YARGITAY KARARI
DAİRE : 14. Hukuk Dairesi
ESAS NO : 2012/2151
KARAR NO : 2012/3010
KARAR TARİHİ : 02.03.2012
MAHKEMESİ :ASLİYE HUKUK MAHKEMESİ
Davacı vekili tarafından, davalı aleyhine 25.03.2010 gününde verilen dilekçe ile yargılamanın yenilenmesi istenmesi üzerine yapılan duruşma sonunda; talebin reddine dair verilen 21.07.2010 günlü hükmün Yargıtayca incelenmesi davacı vekili tarafından istenilmekle süresinde olduğu anlaşılan temyiz dilekçesinin kabulüne karar verildikten sonra dosya ve içerisindeki bütün kağıtlar incelenerek gereği düşünüldü:
K A R A R
Yargılamanın yenilenmesi talebinde bulunan … kadastro sırasında adına tespit ve tescil edilen 299 ada 42 parsel sayılı taşınmaz hakkında Hazinenin yayla iddiasıyla açmış olduğu iki dava ve birbiri ile çelişkili iki karar bulunduğunu belirterek yargılamanın yenilenmesi ile 2005/1979 Esas, 2006/2037 Karar sayılı davanın kabulüne ilişkin kararın kaldırılarak davanın reddine karar verilmesini talep etmiştir.
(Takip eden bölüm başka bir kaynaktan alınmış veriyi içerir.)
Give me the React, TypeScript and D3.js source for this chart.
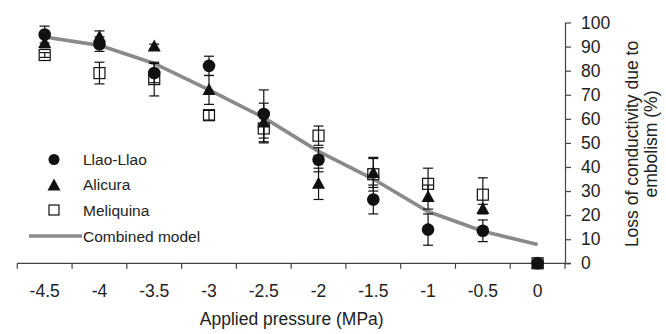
import React, { useEffect, useRef } from "react";
import * as d3 from "d3";

const pressures = ["-4.5", "-4", "-3.5", "-3", "-2.5", "-2", "-1.5", "-1", "-0.5", "0"];
const yTicks = [0, 10, 20, 30, 40, 50, 60, 70, 80, 90, 100];

const llaoValues = [95, 91, 79, 82, 62, 43, 26.5, 14, 13.5, 0];
const llaoErrors = [3.5, 3, 4, 4, 10, 5, 6, 6.5, 4.5, 0];

const alicuraValues = [91.5, 94, 90, 72, 58.5, 33, 37.5, 27.5, 22.5, 0];
const alicuraErrors = [2, 2.5, 1, 6, 8, 6.5, 6, 5, 2, 0];

const meliquinaValues = [86.5, 79, 76.5, 61.5, 56, 53, 37, 33, 28.5, 0];
const meliquinaErrors = [1, 4.5, 7, 2, 6, 4, 7, 6.5, 7, 0];

const modelValues = [94, 90.5, 83, 72, 60.5, 46.5, 35, 21.5, 13.3, 7.8];

const legendItems = ["Llao-Llao", "Alicura", "Meliquina", "Combined model"];

const W = 666;
const H = 334;
const FONT = "'Liberation Sans', Arial, sans-serif";

export default function App() {
  const ref = useRef(null);

  useEffect(() => {
    const svg = d3.select(ref.current);
    svg.selectAll("*").remove();

    const x: any = d3.scaleBand().domain(pressures).range([17.3, 565]).padding(0);
    const y = d3.scaleLinear().domain([0, 100]).range([263.3, 22.5]);
    const cx = (p: string) => x(p) + x.bandwidth() / 2;

    // x axis: line + ticks at category boundaries
    const axisColor = "#444";
    svg
      .append("line")
      .attr("x1", 17.3)
      .attr("x2", 571)
      .attr("y1", y(0))
      .attr("y2", y(0))
      .attr("stroke", axisColor)
      .attr("stroke-width", 1.2);
    const bounds = pressures.map((p) => x(p)).concat([565]);
    svg
      .selectAll("xticks")
      .data(bounds)
      .join("line")
      .attr("x1", (d: any) => d)
      .attr("x2", (d: any) => d)
      .attr("y1", y(0))
      .attr("y2", y(0) + 5.5)
      .attr("stroke", axisColor)
      .attr("stroke-width", 1.2);
    svg
      .selectAll("xlabels")
      .data(pressures)
      .join("text")
      .attr("x", (d: any) => cx(d))
      .attr("y", 297)
      .attr("text-anchor", "middle")
      .style("font-family", FONT)
      .style("font-size", "17.5px")
      .attr("fill", "#222")
      .text((d: any) => d);

    // y axis on right
    const yAxis = svg
      .append("g")
      .attr("transform", "translate(565,0)")
      .call(d3.axisRight(y).tickValues(yTicks).tickSize(6).tickPadding(10).tickSizeOuter(0));
    yAxis.select(".domain").attr("stroke", axisColor).attr("stroke-width", 1.2);
    yAxis.selectAll(".tick line").attr("stroke", axisColor).attr("stroke-width", 1.2);
    yAxis
      .selectAll(".tick text")
      .style("font-family", FONT)
      .style("font-size", "17.5px")
      .attr("fill", "#222");

    // titles
    svg
      .append("text")
      .attr("x", 291.7)
      .attr("y", 325)
      .attr("text-anchor", "middle")
      .style("font-family", FONT)
      .style("font-size", "17.5px")
      .attr("fill", "#222")
      .text("Applied pressure (MPa)");
    const yt = svg
      .append("text")
      .attr("transform", "translate(638,144) rotate(-90)")
      .attr("text-anchor", "middle")
      .style("font-family", FONT)
      .style("font-size", "17.5px")
      .attr("fill", "#222");
    yt.append("tspan").attr("x", 0).attr("y", 0).text("Loss of conductivity due to");
    yt.append("tspan").attr("x", 0).attr("y", 19).text("embolism (%)");

    // combined model
    const line = d3
      .line<number>()
      .x((d, i) => cx(pressures[i]))
      .y((d) => y(d));
    svg
      .append("path")
      .datum(modelValues)
      .attr("d", line)
      .attr("fill", "none")
      .attr("stroke", "#8a8a8a")
      .attr("stroke-width", 3.6);

    // error bars
    const drawErrors = (vals: number[], errs: number[]) => {
      const g = svg.append("g").attr("stroke", "#111").attr("stroke-width", 1.2);
      vals.forEach((v, i) => {
        if (!errs[i]) return;
        const px = cx(pressures[i]);
        g.append("line").attr("x1", px).attr("x2", px).attr("y1", y(v - errs[i])).attr("y2", y(v + errs[i]));
        [v - errs[i], v + errs[i]].forEach((e) => {
          g.append("line").attr("x1", px - 5).attr("x2", px + 5).attr("y1", y(e)).attr("y2", y(e));
        });
      });
    };
    drawErrors(meliquinaValues, meliquinaErrors);
    drawErrors(alicuraValues, alicuraErrors);
    drawErrors(llaoValues, llaoErrors);

    const square = (g: any, px: number, py: number) =>
      g
        .append("rect")
        .attr("x", px - 5.5)
        .attr("y", py - 5.5)
        .attr("width", 11)
        .attr("height", 11)
        .attr("fill", "none")
        .attr("stroke", "#111")
        .attr("stroke-width", 1.2);
    const tri = (g: any, px: number, py: number) =>
      g
        .append("path")
        .attr("d", `M${px},${py - 7}L${px + 6.5},${py + 5}L${px - 6.5},${py + 5}Z`)
        .attr("fill", "#111");
    const circ = (g: any, px: number, py: number) =>
      g.append("circle").attr("cx", px).attr("cy", py).attr("r", 6.3).attr("fill", "#111");

    const marks = svg.append("g");
    meliquinaValues.forEach((v, i) => square(marks, cx(pressures[i]), y(v)));
    alicuraValues.forEach((v, i) => tri(marks, cx(pressures[i]), y(v)));
    llaoValues.forEach((v, i) => circ(marks, cx(pressures[i]), y(v)));

    // legend
    const lg = svg.append("g");
    circ(lg, 54, 159.5).attr("r", 5.5);
    tri(lg, 54, 185.5);
    square(lg, 54, 210).attr("width", 10).attr("height", 10).attr("x", 49).attr("y", 205);
    lg.append("line")
      .attr("x1", 29)
      .attr("x2", 82)
      .attr("y1", 236)
      .attr("y2", 236)
      .attr("stroke", "#8a8a8a")
      .attr("stroke-width", 3.6);
    lg.selectAll("ltext")
      .data(legendItems)
      .join("text")
      .attr("x", 83)
      .attr("y", (d: any, i: number) => [165, 190, 215.5, 241.5][i])
      .style("font-family", FONT)
      .style("font-size", "15.5px")
      .attr("fill", "#222")
      .text((d: any) => d);
  }, []);

  return (
    <svg
      ref={ref}
      width={W}
      height={H}
      style={{ position: "absolute", left: 0, top: 0, background: "#fff" }}
    ></svg>
  );
}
Aleyhine yargılamanın yenilenmesi istenen Hazine, davanın reddini savunmuştur.
Mahkemece, davacının yargılamanın yenilenmesi talebinin reddine karar verilmiştir.
Hükmü, yargılamanın yenilenmesi talebinde bulunan davacı vekili temyiz etmiştir.
Hazine, 23.12.2005 tarihinde 2005/1979 esasa kaydedilen davalı … adına kayıtlı 299 ada 42 parsel sayılı taşınmazın yayla olduğu iddiasıyla dava açmış, mahkemenin 10.05.2006 tarihli 2006/2037 karar sayılı ilamı ile davanın kabulüne karar verilmiş ve karar davalıya 11.07.2006 tarihinde tebliğ edilerek temyiz edilmemesi üzerine kesinleştirilmiştir.
Hazine yine aynı taşınmaz için aynı davalıya karşı yayla iddiasıyla 18.01.2006 tarihinde 2006/655 esasa kayıt edilen ikinci bir dava açmıştır. Bu davada da mahkemece 16.05.2006 tarihli 2006/2426 karar sayılı ilam ile davanın kabulüne karar verilmiş, karar davalıya 11.07.2006 tarihinde diğer kararla birlikte tebliğ edilmiş, davalı bu kararı temyiz etmiştir. Dairemizce yapılan incelemede; dava konusu 299 ada 42 sayılı parsele revizyon gören tapu kaydının davacı Hazinenin de taraf olduğu idari işlemle yani hakkı kararla oluşması nedeniyle bozulmasına karar verilmiştir. Bozma üzerine dosya 2009/392 esasa kaydedilmiş, ancak davacı Hazinenin davayı takip etmemesi nedeniyle 06.01.2010 tarihli 2010/3 karar sayılı ilam ile davanın açılmamış sayılmasına karar verilmiştir. Mahkemece verilen bu karar taraflara tebliğ edilmemiştir. Yani ikinci karar henüz kesinleşmemiştir. Bu durumda dava konusu, tarafları ve hukuki sebebi aynı olan çelişkili iki karardan söz etmek mümkün değildir. Davacının yargılamanın yenilenmesi isteminin bu nedenle reddedilmesi gerekirken mahkemece yargılamanın yenilenmesi sebepleri bulunmadığından ve ikinci kararın davanın açılmamış sayılmasına ilişkin olması nedeniyle talebin reddine karar verilmesi doğru olmamıştır. Ancak sonuç itibariyle davanın reddi doğru olduğundan kararın gerekçesinin düzeltilerek onanmasına karar vermek gerekmiştir.
SONUÇ: Yukarıda açıklanan nedenlerle davacı vekilinin temyiz itirazlarının reddi ile hükmün gerekçesi DÜZELTİLMİŞ bu şekli ile ONANMASINA, peşin yatırılan temyiz harcının istek halinde yatırana iadesine, 02.03.2012 tarihinde oybirliği ile karar verildi.